*Short task*. Produce an exact transcription of the listing below, omitting the pictures.

····················

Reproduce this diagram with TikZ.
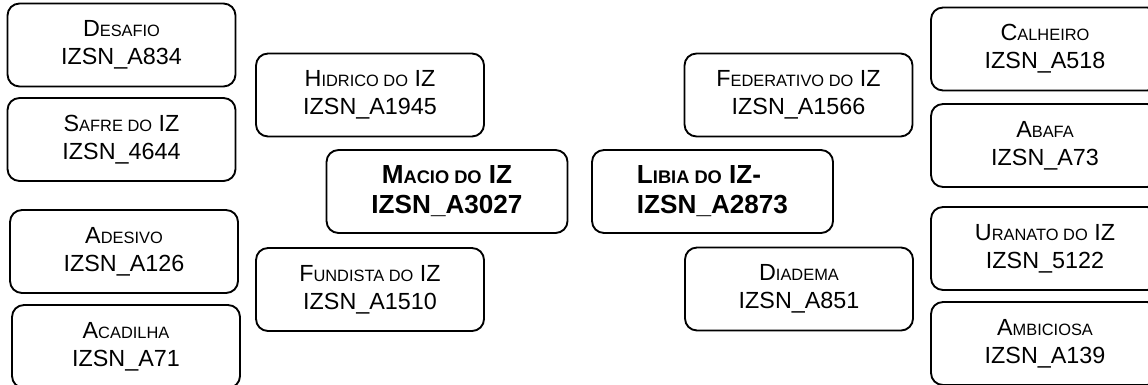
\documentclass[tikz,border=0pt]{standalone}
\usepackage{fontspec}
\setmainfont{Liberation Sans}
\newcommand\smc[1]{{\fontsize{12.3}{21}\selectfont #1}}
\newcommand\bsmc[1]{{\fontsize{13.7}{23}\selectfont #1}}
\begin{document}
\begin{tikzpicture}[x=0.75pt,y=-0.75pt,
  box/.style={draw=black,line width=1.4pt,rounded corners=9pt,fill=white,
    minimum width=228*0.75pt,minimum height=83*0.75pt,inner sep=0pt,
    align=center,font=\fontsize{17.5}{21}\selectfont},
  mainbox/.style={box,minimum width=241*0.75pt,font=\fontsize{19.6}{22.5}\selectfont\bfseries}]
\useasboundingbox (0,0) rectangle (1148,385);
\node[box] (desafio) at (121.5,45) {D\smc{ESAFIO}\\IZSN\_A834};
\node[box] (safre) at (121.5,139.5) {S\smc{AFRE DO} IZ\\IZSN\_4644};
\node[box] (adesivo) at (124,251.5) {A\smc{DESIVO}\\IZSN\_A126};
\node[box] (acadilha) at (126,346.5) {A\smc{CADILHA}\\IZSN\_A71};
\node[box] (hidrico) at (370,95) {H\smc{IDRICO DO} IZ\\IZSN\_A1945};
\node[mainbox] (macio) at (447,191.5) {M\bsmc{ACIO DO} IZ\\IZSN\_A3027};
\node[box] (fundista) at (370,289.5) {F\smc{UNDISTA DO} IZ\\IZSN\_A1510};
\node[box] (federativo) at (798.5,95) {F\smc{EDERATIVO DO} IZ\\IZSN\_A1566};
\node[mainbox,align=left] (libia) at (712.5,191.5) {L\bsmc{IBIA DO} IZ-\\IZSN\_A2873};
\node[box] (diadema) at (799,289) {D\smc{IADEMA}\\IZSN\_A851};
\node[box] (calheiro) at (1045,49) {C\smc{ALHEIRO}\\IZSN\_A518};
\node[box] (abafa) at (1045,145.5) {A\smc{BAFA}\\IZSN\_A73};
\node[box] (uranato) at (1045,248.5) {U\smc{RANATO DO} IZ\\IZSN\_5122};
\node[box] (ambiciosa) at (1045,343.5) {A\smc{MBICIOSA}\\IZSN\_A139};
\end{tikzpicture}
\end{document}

····················

*Reply*.
Reproduce this diagram with TikZ.
\documentclass[tikz,border=0pt]{standalone}
\usepackage{fontspec}
\setmainfont{Liberation Sans}
\newcommand\smc[1]{{\fontsize{12.3}{21}\selectfont #1}}
\newcommand\bsmc[1]{{\fontsize{13.7}{23}\selectfont #1}}
\begin{document}
\begin{tikzpicture}[x=0.75pt,y=-0.75pt,
  box/.style={draw=black,line width=1.4pt,rounded corners=9pt,fill=white,
    minimum width=228*0.75pt,minimum height=83*0.75pt,inner sep=0pt,
    align=center,font=\fontsize{17.5}{21}\selectfont},
  mainbox/.style={box,minimum width=241*0.75pt,font=\fontsize{19.6}{22.5}\selectfont\bfseries}]
\useasboundingbox (0,0) rectangle (1148,385);
\node[box] (desafio) at (121.5,45) {D\smc{ESAFIO}\\IZSN\_A834};
\node[box] (safre) at (121.5,139.5) {S\smc{AFRE DO} IZ\\IZSN\_4644};
\node[box] (adesivo) at (124,251.5) {A\smc{DESIVO}\\IZSN\_A126};
\node[box] (acadilha) at (126,346.5) {A\smc{CADILHA}\\IZSN\_A71};
\node[box] (hidrico) at (370,95) {H\smc{IDRICO DO} IZ\\IZSN\_A1945};
\node[mainbox] (macio) at (447,191.5) {M\bsmc{ACIO DO} IZ\\IZSN\_A3027};
\node[box] (fundista) at (370,289.5) {F\smc{UNDISTA DO} IZ\\IZSN\_A1510};
\node[box] (federativo) at (798.5,95) {F\smc{EDERATIVO DO} IZ\\IZSN\_A1566};
\node[mainbox,align=left] (libia) at (712.5,191.5) {L\bsmc{IBIA DO} IZ-\\IZSN\_A2873};
\node[box] (diadema) at (799,289) {D\smc{IADEMA}\\IZSN\_A851};
\node[box] (calheiro) at (1045,49) {C\smc{ALHEIRO}\\IZSN\_A518};
\node[box] (abafa) at (1045,145.5) {A\smc{BAFA}\\IZSN\_A73};
\node[box] (uranato) at (1045,248.5) {U\smc{RANATO DO} IZ\\IZSN\_5122};
\node[box] (ambiciosa) at (1045,343.5) {A\smc{MBICIOSA}\\IZSN\_A139};
\end{tikzpicture}
\end{document}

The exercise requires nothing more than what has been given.